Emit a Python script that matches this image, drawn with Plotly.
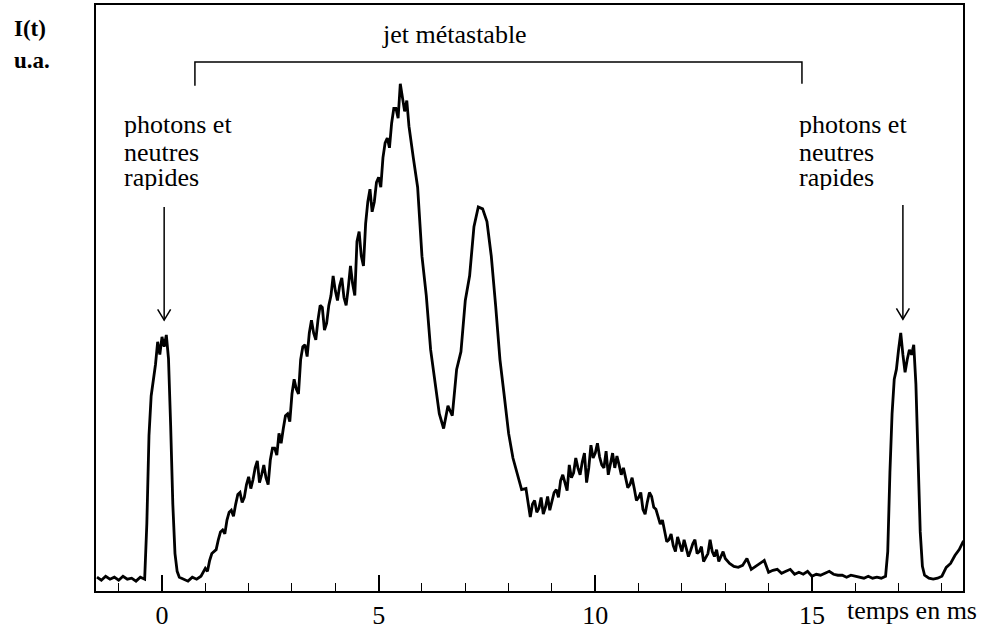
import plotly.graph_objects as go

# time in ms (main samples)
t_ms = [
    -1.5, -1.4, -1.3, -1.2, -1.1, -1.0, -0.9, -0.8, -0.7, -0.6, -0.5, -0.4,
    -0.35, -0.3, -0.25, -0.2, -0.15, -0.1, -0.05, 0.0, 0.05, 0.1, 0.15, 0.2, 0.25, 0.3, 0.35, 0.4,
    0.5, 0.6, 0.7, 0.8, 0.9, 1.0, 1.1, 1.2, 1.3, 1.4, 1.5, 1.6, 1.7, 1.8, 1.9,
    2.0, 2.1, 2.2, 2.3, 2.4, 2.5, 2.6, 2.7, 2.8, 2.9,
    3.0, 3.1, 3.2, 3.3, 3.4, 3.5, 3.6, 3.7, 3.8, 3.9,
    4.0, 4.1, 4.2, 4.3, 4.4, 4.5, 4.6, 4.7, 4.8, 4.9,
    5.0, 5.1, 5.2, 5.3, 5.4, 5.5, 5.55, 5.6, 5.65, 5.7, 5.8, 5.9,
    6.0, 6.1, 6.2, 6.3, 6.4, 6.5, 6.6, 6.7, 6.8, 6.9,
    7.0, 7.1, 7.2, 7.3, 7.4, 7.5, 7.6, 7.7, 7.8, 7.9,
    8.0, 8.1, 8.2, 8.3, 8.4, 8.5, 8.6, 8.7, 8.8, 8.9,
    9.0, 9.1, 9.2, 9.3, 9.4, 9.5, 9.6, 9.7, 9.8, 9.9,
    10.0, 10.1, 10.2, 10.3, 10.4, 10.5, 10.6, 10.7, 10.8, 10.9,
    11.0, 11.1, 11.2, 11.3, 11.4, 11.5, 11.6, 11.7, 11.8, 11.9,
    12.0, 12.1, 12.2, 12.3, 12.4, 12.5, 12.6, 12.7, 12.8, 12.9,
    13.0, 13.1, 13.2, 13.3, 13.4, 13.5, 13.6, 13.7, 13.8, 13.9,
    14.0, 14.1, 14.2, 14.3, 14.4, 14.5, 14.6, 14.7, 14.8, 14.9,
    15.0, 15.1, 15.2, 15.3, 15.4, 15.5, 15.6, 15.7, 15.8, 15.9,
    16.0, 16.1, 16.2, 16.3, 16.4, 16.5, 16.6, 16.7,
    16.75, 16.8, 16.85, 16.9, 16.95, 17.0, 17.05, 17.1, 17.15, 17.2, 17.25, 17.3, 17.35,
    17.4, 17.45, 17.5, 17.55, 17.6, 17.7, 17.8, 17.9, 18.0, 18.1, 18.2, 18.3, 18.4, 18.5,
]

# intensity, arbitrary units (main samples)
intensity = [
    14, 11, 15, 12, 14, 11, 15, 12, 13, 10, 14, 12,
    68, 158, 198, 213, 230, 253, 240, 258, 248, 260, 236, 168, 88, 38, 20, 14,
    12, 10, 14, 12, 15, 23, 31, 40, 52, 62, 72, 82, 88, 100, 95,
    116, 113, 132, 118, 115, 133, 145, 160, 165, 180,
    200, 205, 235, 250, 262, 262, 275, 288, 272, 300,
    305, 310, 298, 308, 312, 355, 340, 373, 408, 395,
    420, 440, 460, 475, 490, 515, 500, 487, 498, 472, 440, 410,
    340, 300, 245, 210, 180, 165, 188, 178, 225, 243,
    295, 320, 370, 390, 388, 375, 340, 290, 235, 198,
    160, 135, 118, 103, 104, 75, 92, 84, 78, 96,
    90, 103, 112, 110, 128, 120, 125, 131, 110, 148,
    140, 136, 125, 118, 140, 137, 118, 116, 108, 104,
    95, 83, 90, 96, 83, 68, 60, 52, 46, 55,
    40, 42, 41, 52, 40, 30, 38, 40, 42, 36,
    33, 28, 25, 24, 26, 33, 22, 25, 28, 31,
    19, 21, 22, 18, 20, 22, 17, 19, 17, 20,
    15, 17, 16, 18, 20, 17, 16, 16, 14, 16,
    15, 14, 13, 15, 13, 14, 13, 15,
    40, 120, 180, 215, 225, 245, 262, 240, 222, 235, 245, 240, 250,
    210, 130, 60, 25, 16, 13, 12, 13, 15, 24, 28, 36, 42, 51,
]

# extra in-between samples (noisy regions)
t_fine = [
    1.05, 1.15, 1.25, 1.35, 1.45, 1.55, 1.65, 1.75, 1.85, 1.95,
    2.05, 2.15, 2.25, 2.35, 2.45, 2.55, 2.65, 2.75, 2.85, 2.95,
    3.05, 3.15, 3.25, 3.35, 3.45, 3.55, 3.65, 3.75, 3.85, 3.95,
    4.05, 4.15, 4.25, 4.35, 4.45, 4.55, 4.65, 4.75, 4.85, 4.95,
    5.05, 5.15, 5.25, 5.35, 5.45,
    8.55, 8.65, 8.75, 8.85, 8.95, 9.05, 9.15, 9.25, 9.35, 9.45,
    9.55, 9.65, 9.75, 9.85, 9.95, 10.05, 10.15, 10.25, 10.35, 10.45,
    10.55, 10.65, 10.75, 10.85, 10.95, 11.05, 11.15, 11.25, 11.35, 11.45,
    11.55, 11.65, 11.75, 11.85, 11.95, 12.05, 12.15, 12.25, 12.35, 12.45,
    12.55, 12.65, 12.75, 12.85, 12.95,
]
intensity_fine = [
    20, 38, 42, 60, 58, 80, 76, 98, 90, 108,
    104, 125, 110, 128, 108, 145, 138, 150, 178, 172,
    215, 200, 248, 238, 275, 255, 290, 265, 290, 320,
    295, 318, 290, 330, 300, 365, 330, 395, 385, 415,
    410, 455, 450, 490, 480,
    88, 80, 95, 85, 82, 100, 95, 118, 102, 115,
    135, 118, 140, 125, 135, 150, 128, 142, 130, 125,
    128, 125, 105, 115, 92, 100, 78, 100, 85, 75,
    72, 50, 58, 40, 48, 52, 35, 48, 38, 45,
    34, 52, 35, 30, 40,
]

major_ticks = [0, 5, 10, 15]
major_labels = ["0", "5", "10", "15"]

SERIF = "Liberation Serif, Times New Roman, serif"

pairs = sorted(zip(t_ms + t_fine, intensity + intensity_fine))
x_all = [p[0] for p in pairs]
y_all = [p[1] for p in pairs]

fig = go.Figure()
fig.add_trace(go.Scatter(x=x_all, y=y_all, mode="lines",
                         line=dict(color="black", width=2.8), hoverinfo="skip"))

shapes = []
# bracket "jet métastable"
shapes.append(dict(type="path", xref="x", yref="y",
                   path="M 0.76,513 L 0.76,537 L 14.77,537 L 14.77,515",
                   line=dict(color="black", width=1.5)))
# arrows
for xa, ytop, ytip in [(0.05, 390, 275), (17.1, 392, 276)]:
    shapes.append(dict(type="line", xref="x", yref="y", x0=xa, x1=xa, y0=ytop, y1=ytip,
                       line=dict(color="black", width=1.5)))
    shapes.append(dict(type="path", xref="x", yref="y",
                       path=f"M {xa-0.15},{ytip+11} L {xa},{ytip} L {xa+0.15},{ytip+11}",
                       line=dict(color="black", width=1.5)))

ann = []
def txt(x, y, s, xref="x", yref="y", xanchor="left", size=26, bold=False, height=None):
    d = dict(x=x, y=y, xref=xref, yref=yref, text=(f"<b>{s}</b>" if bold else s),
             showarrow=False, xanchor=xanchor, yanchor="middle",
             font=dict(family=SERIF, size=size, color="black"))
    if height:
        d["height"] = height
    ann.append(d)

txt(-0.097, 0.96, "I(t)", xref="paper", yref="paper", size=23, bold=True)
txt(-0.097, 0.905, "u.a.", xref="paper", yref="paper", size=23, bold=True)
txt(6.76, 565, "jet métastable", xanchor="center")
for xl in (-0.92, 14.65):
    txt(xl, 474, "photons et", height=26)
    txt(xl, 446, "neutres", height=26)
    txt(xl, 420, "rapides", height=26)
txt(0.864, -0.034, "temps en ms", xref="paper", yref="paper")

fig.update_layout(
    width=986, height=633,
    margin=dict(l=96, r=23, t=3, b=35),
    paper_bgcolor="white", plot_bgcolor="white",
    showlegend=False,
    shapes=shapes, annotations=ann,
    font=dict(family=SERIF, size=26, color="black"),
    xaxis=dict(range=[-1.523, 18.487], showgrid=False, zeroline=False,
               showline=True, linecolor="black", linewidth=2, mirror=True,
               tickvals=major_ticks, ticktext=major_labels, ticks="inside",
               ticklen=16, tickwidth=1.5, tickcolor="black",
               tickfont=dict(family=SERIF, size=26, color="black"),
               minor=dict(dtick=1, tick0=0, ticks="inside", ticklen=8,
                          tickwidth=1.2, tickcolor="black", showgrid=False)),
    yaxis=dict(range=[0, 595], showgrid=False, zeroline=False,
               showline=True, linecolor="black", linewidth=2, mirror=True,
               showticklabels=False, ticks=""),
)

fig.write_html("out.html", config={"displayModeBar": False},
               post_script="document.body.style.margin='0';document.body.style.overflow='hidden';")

——

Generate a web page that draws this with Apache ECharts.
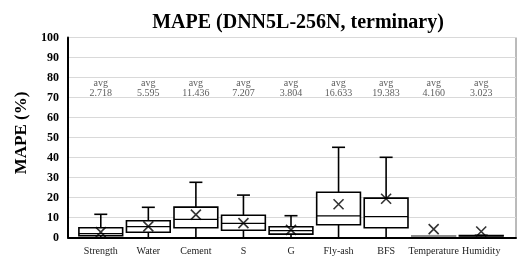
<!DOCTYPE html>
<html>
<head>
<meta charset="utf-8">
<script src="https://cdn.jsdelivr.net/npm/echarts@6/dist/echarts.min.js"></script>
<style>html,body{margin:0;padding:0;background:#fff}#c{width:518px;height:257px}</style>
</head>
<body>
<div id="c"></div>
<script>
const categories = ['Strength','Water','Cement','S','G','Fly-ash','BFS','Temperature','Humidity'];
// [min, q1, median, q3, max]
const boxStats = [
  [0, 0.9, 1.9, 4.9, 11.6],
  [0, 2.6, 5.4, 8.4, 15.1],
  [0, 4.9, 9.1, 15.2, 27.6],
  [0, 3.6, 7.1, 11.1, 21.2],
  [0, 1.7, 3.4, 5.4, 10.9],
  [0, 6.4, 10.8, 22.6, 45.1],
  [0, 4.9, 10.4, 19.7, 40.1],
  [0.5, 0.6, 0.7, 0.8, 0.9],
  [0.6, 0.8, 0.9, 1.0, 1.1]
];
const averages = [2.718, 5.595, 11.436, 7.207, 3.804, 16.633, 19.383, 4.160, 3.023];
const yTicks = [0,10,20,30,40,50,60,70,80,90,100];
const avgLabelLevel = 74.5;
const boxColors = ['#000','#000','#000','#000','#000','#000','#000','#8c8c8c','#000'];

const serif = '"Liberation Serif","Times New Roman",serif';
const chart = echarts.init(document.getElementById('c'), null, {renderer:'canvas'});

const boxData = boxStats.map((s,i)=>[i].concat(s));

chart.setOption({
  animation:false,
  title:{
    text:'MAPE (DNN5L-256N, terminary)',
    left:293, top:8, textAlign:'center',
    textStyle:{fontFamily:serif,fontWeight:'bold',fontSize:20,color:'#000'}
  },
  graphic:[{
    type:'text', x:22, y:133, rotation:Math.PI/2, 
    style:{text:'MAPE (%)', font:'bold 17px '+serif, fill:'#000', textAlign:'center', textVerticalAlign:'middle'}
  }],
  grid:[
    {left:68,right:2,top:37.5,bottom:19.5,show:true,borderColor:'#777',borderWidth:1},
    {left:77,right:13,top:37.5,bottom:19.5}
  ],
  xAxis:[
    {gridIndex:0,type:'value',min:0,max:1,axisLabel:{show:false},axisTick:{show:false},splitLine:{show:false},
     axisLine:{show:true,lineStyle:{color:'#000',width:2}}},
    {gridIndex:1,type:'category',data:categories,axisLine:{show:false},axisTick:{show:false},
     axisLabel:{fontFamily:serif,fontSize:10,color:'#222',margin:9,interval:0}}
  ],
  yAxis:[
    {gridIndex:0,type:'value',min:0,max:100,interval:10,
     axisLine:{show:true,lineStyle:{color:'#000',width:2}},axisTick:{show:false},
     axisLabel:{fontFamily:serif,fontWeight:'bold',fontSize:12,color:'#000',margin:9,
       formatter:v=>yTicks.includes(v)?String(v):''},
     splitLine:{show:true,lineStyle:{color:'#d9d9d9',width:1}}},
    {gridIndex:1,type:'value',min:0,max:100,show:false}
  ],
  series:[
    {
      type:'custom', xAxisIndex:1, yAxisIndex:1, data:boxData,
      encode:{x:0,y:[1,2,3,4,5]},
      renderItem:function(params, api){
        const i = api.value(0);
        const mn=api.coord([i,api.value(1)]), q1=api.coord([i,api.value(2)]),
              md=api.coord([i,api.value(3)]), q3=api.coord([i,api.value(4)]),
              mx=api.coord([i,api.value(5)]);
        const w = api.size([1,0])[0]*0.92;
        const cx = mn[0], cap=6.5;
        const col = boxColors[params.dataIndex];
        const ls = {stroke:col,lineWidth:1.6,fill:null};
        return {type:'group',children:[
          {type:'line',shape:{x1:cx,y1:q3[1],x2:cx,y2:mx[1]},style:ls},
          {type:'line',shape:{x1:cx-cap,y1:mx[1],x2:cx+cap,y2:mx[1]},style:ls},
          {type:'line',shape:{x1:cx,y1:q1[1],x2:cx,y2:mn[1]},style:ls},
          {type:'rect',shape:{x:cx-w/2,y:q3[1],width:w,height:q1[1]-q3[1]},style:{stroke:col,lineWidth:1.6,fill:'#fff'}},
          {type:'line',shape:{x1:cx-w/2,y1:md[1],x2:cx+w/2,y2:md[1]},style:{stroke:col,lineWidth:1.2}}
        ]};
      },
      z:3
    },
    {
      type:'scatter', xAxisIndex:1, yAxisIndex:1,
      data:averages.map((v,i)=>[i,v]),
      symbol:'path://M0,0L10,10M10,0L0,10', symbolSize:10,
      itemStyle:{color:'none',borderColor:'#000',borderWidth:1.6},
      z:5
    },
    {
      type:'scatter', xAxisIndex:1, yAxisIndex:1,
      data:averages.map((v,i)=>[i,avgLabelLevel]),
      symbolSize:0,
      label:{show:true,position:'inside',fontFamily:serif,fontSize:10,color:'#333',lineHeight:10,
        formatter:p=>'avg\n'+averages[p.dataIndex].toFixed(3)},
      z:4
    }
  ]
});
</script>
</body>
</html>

——

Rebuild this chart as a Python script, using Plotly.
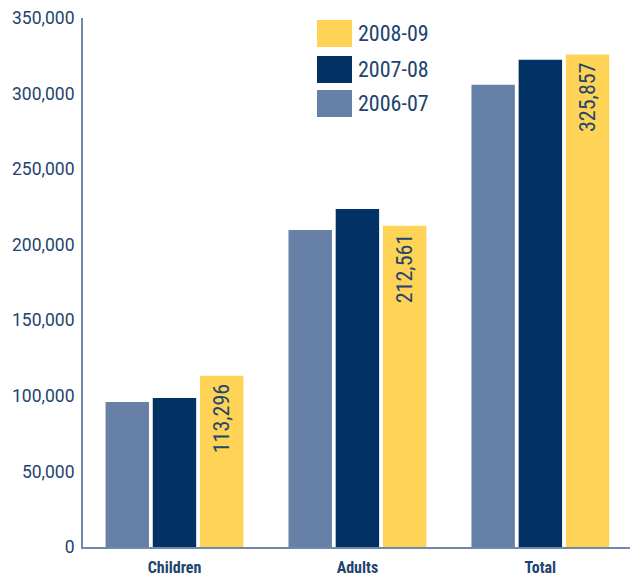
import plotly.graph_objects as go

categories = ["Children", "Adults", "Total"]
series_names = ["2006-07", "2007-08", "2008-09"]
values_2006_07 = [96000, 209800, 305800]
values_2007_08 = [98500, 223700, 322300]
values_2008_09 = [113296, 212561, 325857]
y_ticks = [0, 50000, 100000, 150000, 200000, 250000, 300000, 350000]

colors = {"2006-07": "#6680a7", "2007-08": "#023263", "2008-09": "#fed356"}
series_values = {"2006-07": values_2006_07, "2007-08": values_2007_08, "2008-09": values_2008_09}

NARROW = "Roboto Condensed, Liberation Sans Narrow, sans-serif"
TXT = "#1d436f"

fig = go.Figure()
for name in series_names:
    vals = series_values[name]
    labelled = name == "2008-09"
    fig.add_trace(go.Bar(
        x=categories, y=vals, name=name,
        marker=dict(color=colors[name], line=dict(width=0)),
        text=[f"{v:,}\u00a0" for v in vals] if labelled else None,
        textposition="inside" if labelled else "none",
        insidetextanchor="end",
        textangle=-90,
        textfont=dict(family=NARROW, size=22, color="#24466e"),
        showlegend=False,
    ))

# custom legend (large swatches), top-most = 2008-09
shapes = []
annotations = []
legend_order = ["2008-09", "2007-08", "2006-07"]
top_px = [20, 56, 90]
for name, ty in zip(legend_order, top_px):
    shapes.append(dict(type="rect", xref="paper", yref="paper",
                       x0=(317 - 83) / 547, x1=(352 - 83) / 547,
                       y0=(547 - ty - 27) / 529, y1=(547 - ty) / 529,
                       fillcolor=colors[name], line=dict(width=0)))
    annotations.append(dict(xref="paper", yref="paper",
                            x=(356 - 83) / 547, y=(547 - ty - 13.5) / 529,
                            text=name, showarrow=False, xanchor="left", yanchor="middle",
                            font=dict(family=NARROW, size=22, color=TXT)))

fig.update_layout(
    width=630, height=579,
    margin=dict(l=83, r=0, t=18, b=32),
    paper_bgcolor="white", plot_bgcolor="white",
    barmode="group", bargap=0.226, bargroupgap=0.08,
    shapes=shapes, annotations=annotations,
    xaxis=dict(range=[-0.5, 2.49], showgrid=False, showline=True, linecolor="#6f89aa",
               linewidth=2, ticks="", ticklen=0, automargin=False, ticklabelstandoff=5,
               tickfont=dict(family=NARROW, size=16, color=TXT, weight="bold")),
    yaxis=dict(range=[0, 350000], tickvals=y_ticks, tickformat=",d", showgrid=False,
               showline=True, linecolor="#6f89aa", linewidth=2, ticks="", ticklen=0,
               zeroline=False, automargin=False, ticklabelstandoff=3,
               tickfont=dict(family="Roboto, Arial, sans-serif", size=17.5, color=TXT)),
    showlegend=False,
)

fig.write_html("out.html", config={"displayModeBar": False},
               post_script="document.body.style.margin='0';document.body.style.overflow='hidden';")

——

**Aim:** Copy only what runs above from the line containing "Generate a web" through the line containing "const boxData = boxStats.map((s,i)=>[i].concat(s));", exactly. Leave out the pictures.

**Written reply:**
Generate a web page that draws this with Apache ECharts.
<!DOCTYPE html>
<html>
<head>
<meta charset="utf-8">
<script src="https://cdn.jsdelivr.net/npm/echarts@6/dist/echarts.min.js"></script>
<style>html,body{margin:0;padding:0;background:#fff}#c{width:518px;height:257px}</style>
</head>
<body>
<div id="c"></div>
<script>
const categories = ['Strength','Water','Cement','S','G','Fly-ash','BFS','Temperature','Humidity'];
// [min, q1, median, q3, max]
const boxStats = [
  [0, 0.9, 1.9, 4.9, 11.6],
  [0, 2.6, 5.4, 8.4, 15.1],
  [0, 4.9, 9.1, 15.2, 27.6],
  [0, 3.6, 7.1, 11.1, 21.2],
  [0, 1.7, 3.4, 5.4, 10.9],
  [0, 6.4, 10.8, 22.6, 45.1],
  [0, 4.9, 10.4, 19.7, 40.1],
  [0.5, 0.6, 0.7, 0.8, 0.9],
  [0.6, 0.8, 0.9, 1.0, 1.1]
];
const averages = [2.718, 5.595, 11.436, 7.207, 3.804, 16.633, 19.383, 4.160, 3.023];
const yTicks = [0,10,20,30,40,50,60,70,80,90,100];
const avgLabelLevel = 74.5;
const boxColors = ['#000','#000','#000','#000','#000','#000','#000','#8c8c8c','#000'];

const serif = '"Liberation Serif","Times New Roman",serif';
const chart = echarts.init(document.getElementById('c'), null, {renderer:'canvas'});

const boxData = boxStats.map((s,i)=>[i].concat(s));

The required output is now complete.